Because high-grade serous ovarian cancers genetically resemble triple-negative breast cancers, Dr. Matulonis launched a trial of this combination in women with these types of breast and ovarian cancers.

Based on promising early results, she recently expanded the trial to offer two options: olaparib plus one of two different experimental PI3K inhibitors. Results are expected in 2016. Trials of drug combinations are also under way for other gynecologic cancers including cervical.

Combination Caveats

While these novel drug combinations show promise, they also present challenges.
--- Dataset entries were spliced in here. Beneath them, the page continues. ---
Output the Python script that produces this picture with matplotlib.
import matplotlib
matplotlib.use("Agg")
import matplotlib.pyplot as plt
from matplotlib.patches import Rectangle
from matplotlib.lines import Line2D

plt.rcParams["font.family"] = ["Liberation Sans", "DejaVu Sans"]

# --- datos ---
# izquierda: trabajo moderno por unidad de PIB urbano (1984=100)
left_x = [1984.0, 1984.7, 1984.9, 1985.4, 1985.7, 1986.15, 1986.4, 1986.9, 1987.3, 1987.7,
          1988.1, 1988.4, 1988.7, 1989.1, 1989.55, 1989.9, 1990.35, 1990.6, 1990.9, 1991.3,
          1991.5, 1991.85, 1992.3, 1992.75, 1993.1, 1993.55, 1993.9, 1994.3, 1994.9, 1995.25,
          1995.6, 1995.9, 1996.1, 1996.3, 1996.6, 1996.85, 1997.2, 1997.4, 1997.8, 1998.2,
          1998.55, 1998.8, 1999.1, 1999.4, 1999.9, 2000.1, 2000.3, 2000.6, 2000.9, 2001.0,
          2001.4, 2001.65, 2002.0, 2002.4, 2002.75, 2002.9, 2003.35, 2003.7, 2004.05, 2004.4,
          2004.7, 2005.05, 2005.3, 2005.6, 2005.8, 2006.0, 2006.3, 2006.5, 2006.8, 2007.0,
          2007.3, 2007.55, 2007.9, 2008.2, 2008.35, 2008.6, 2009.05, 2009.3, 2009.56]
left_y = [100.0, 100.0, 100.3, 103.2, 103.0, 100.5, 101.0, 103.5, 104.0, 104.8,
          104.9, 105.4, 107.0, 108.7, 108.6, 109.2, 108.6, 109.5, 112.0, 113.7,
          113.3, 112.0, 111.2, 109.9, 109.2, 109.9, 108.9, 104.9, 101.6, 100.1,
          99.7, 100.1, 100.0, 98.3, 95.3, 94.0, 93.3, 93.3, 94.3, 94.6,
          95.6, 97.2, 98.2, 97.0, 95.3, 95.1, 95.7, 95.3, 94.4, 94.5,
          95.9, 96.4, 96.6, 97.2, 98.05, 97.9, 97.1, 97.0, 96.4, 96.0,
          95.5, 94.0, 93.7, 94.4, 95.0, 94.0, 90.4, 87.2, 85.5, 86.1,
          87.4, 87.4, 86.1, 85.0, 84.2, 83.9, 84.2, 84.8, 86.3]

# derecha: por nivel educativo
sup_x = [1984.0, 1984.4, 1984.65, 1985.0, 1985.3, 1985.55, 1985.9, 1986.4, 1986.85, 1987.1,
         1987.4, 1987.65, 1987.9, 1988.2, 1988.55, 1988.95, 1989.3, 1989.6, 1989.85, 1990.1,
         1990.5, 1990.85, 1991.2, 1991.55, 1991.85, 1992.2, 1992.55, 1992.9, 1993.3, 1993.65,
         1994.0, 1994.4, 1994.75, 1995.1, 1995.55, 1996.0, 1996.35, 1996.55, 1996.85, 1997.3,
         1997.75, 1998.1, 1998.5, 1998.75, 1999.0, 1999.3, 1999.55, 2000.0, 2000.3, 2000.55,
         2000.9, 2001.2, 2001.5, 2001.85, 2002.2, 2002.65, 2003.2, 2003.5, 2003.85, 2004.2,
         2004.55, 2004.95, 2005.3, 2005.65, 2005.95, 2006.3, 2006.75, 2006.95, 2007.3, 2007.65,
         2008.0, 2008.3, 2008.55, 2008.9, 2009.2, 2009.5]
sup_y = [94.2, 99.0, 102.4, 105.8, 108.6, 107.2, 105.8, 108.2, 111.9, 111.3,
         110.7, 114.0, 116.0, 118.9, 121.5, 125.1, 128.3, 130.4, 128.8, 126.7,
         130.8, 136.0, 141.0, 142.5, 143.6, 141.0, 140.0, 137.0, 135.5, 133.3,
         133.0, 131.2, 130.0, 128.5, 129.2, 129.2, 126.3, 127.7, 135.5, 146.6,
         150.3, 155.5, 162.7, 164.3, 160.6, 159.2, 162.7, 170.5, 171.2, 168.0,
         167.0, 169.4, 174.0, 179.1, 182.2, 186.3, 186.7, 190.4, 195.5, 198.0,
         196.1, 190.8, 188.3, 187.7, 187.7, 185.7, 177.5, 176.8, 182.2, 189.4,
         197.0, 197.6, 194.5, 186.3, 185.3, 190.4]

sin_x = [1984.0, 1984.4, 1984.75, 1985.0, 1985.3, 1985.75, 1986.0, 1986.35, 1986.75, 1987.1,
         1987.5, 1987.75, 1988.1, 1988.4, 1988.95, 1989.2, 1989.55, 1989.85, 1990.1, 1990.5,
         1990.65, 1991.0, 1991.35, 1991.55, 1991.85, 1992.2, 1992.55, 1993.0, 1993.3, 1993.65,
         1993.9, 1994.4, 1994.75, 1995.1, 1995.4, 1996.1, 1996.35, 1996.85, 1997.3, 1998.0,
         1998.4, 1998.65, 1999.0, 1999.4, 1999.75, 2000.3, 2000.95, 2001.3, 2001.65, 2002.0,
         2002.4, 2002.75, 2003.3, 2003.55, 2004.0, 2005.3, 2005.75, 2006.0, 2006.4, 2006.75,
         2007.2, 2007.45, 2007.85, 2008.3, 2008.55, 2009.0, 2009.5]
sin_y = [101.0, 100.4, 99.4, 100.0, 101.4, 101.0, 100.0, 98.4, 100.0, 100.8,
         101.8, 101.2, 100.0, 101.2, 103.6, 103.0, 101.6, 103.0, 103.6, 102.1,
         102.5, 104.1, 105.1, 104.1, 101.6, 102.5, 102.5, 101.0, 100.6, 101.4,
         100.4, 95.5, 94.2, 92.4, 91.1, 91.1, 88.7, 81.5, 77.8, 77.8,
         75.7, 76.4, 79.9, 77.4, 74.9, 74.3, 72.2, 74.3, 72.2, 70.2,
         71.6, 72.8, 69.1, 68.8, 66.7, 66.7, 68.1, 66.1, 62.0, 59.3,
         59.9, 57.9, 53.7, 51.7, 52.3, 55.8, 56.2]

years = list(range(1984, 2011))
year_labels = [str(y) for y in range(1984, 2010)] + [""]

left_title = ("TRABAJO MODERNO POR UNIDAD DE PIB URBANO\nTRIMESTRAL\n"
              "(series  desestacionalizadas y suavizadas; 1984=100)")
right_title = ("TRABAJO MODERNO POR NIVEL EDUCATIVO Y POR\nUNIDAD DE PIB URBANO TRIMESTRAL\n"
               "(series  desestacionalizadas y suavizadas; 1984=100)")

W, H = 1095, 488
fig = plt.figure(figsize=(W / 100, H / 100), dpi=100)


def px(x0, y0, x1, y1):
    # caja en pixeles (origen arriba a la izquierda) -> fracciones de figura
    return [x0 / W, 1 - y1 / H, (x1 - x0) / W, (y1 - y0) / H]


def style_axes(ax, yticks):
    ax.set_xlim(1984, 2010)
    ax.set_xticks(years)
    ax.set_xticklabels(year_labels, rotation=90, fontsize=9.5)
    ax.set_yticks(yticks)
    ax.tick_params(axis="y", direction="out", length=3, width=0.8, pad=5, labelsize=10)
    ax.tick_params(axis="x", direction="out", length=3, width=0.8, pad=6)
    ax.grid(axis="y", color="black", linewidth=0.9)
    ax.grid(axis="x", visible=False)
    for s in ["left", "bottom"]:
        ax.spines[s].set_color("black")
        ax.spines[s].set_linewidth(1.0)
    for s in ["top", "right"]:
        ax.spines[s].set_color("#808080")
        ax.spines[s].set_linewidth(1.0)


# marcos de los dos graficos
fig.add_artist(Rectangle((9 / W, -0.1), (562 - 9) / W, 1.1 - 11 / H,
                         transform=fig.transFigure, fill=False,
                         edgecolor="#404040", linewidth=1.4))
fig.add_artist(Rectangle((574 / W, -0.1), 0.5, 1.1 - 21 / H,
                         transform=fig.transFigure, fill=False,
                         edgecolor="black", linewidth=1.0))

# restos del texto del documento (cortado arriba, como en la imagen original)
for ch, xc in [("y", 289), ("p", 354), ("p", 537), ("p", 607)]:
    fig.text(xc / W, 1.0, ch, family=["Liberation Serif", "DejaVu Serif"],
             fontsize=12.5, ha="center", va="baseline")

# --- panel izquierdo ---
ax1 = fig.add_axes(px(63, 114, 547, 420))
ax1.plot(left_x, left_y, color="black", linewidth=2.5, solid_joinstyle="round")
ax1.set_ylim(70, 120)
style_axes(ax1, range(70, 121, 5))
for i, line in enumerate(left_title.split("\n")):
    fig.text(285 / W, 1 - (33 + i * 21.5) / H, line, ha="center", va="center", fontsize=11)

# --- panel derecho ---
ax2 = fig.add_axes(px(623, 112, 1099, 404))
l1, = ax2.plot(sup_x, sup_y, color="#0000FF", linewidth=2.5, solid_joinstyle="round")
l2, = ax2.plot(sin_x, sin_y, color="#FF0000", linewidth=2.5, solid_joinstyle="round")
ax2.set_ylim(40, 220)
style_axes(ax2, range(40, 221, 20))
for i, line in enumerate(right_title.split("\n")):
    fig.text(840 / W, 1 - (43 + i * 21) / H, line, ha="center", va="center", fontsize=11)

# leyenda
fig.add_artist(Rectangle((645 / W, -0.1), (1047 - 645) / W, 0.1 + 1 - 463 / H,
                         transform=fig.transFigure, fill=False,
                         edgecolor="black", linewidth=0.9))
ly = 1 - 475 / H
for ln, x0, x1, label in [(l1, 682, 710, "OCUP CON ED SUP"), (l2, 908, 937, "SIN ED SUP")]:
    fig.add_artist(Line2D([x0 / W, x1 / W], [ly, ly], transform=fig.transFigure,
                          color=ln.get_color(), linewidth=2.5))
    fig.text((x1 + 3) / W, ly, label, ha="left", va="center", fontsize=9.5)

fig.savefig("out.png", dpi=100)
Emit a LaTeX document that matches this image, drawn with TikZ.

Just as two drugs may benefit patients more than either one alone, they may also result in additional side effects.

"We are learning that there can be synergistic toxicities," says Sara Tolaney, MD, MPH, a breast oncologist at the Susan F. Smith Center's Breast Oncology Program who is also involved in the Early Drug Development Center (EDDC) at DF/BWCC. "We need to figure out which patients will benefit, and prevent patients who are not going to respond to the treatment from getting toxicities with no gain."

Gregory, for instance, has found a good match. After just eight weeks on the drugs, a twice-daily set of pills, her tumor shrank by 57 percent and the side effects have been tolerable. Dr. Liu lowered Gregory's dose of cediranib to manage her blood pressure, which had been high and had increased on the drug.

The biggest hardship has been the weekly flights to Boston. "You never know how your body is going to respond," she says. "You plan for all the variables and get an aisle seat in back near the bathroom."

Gregory has been on the treatment regimen long enough that her check-ups at Dana-Farber are now monthly, rather than weekly, giving her time for one of her favorite activities: attending art fairs.